Editing last four lines:

model = ps.SINDy(
    feature_library=lib, optimizer=opt, feature_names=["x1", "x2", "v1", "v2"], discrete_time=True
)
# note the swap of "x2" and "v1"
model.fit(np.stack(xss, -1), u=np.stack(uss, -1))
model.print()

gives

(x1)[k+1] = 3.500 1 x1[k] + -3.500 1 x1[k]^2 + 0.500 v2[k]^-1 x1[k] + -0.500 v2[k]^-1 x1[k]^2 + 0.500 v2[k]^-1 x1[k] + -0.500 v2[k]^-1 x1[k]^2
(x2)[k+1] = 3.119 1 x2[k] + -3.401 1 x2[k]^2 + 0.309 1 x2[k]^3 + 0.001 v2[k]^-1 x2[k] + -0.001 v2[k]^-1 x2[k]^3 + 0.351 v2[k]^-1 x2[k] + -0.384 v2[k]^-1 x2[k]^3 + 0.001 v2[k]^-1 x2[k] + -0.001 v2[k]^-1 x2[k]^3 + 0.351 v2[k]^-1 x2[k] + -0.384 v2[k]^-1 x2[k]^3

[Aditya16828]

num = 1
N = 1000
N_drop = 500
r0 = 3.5
vs=2+np.random.random(size=(1,N+N_drop))
xss = []
uss=[]
for v in vs:
    r= r0 + 1/v
    xs = []
    x = 0.5
    for n in range(N + N_drop):
        if n >= N_drop:
            xs = xs + [x]
        x = r[n] * x * (1 - x)
    xss = xss + [np.array(xs)]
    uss=uss+[v[N_drop:]]

feature_lib = ps.PolynomialLibrary(degree=3, include_bias=True)
parameter_lib = ps.CustomLibrary(library_functions=[lambda x:1/x], function_names=[lambda x:x+'^-1'],include_bias=True)
lib = ps.ParameterizedLibrary(
    feature_library=feature_lib,
    parameter_library=parameter_lib,
    num_features=1,
    num_parameters=1,
)
opt = ps.STLSQ(threshold=1e-1, normalize_columns=False)
model = ps.SINDy(
    feature_library=lib, optimizer=opt, feature_names=["x", "v"], discrete_time=True
)
model.fit(xss, u=uss, multiple_trajectories=True)
model.print()

In this code, I have to give multiple_trajectories=True but not in the one that I previously provided, could u plz explain what does multiple_trajectories signify here??

[Jacob-Stevens-Haas]

multiple_trajectories is when you're fitting a model with data from multiple experiments/simulations.

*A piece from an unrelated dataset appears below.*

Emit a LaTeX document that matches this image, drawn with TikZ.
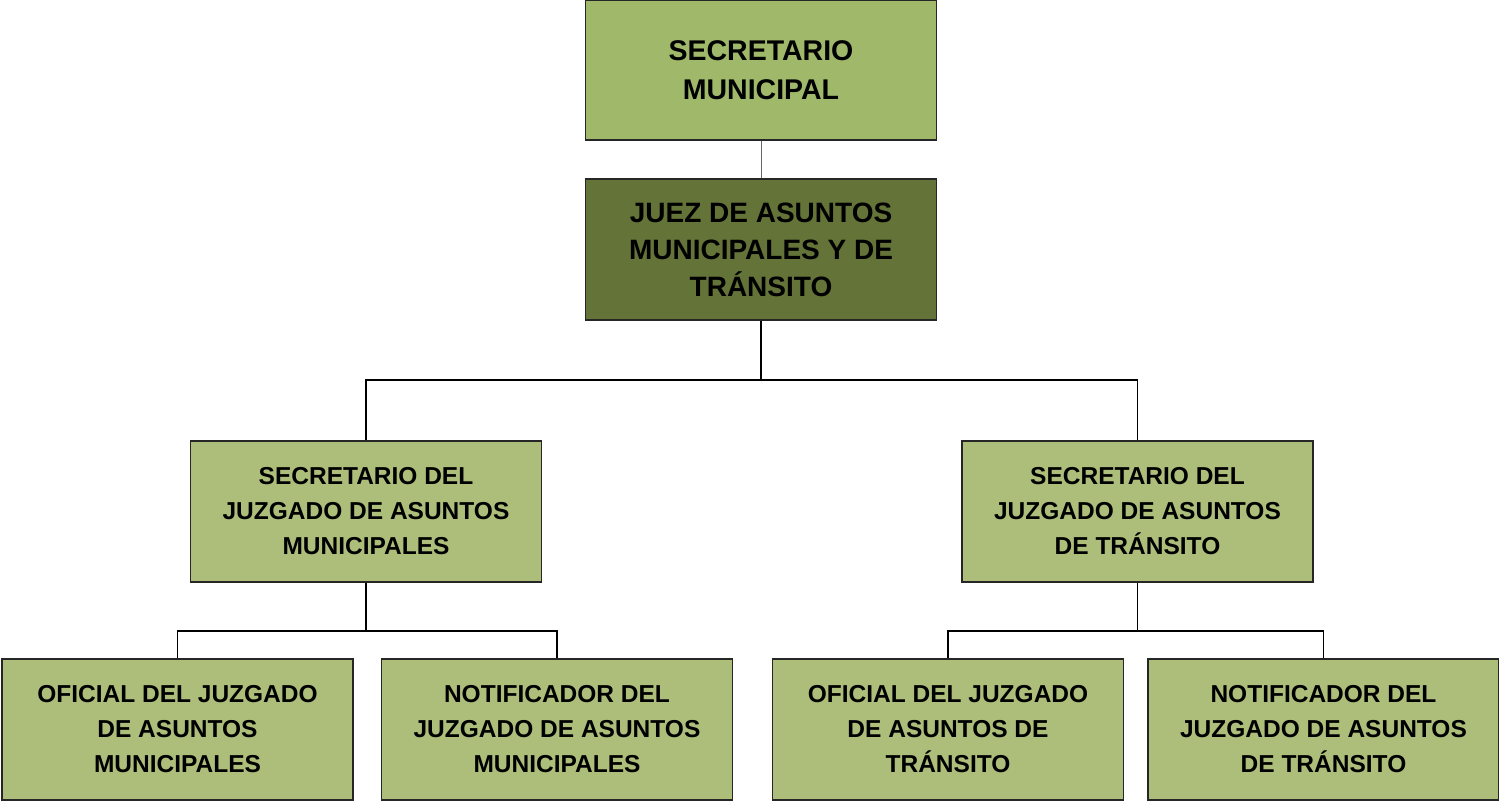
\documentclass[tikz,border=0pt]{standalone}
\usepackage{fontspec}
\setmainfont{Liberation Sans}
\definecolor{topgreen}{RGB}{160,184,106}
\definecolor{boxgreen}{RGB}{173,190,123}
\definecolor{darkolive}{RGB}{100,115,55}
\tikzset{
  orgbox/.style={draw=black!85, line width=1.6pt, fill=boxgreen, minimum width=351pt, minimum height=141pt, align=center, inner sep=0pt, font=\bfseries\fontsize{24.5}{35}\selectfont, text=black},
  link/.style={draw=black, line width=1.6pt},
}
\begin{document}
\begin{tikzpicture}[x=1pt,y=-1pt]
\useasboundingbox (0,0) rectangle (1499,803);
\node[orgbox, fill=topgreen, minimum height=140pt, font=\bfseries\fontsize{28.5}{39}\selectfont] (sm) at (761,70) {SECRETARIO\\MUNICIPAL};
\node[orgbox, fill=darkolive, font=\bfseries\fontsize{28}{37}\selectfont] (jz) at (761,249.5) {JUEZ DE ASUNTOS\\MUNICIPALES Y DE\\TRÁNSITO};
\node[orgbox] (sl) at (366,511.5) {SECRETARIO DEL\\JUZGADO DE ASUNTOS\\MUNICIPALES};
\node[orgbox] (sr) at (1137.5,511.5) {SECRETARIO DEL\\JUZGADO DE ASUNTOS\\DE TRÁNSITO};
\node[orgbox] (b1) at (177.5,729.5) {OFICIAL DEL JUZGADO\\DE ASUNTOS\\MUNICIPALES};
\node[orgbox] (b2) at (557,729.5) {NOTIFICADOR DEL\\JUZGADO DE ASUNTOS\\MUNICIPALES};
\node[orgbox] (b3) at (948,729.5) {OFICIAL DEL JUZGADO\\DE ASUNTOS DE\\TRÁNSITO};
\node[orgbox] (b4) at (1323.5,729.5) {NOTIFICADOR DEL\\JUZGADO DE ASUNTOS\\DE TRÁNSITO};
\draw[draw=black!60, line width=1pt] (sm.south) -- (jz.north);
\draw[link] (jz.south) -- ++(0,59) -| (sl.north);
\draw[link] (jz.south) -- ++(0,59) -| (sr.north);
\draw[link] (sl.south) -- ++(0,48) -| (b1.north);
\draw[link] (sl.south) -- ++(0,48) -| (b2.north);
\draw[link] (sr.south) -- ++(0,48) -| (b3.north);
\draw[link] (sr.south) -- ++(0,48) -| (b4.north);
\end{tikzpicture}
\end{document}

The derivative and feature library samples generated from each are essentially concatenated along the sample axis.

In the previous example, perhaps the maintainer thought of $x$ and $v$ as scalars - hence the num_features=1, num_parameters=1.

Hope that makes it clear!

[Aditya16828]

Thank u so much sir for the clarification.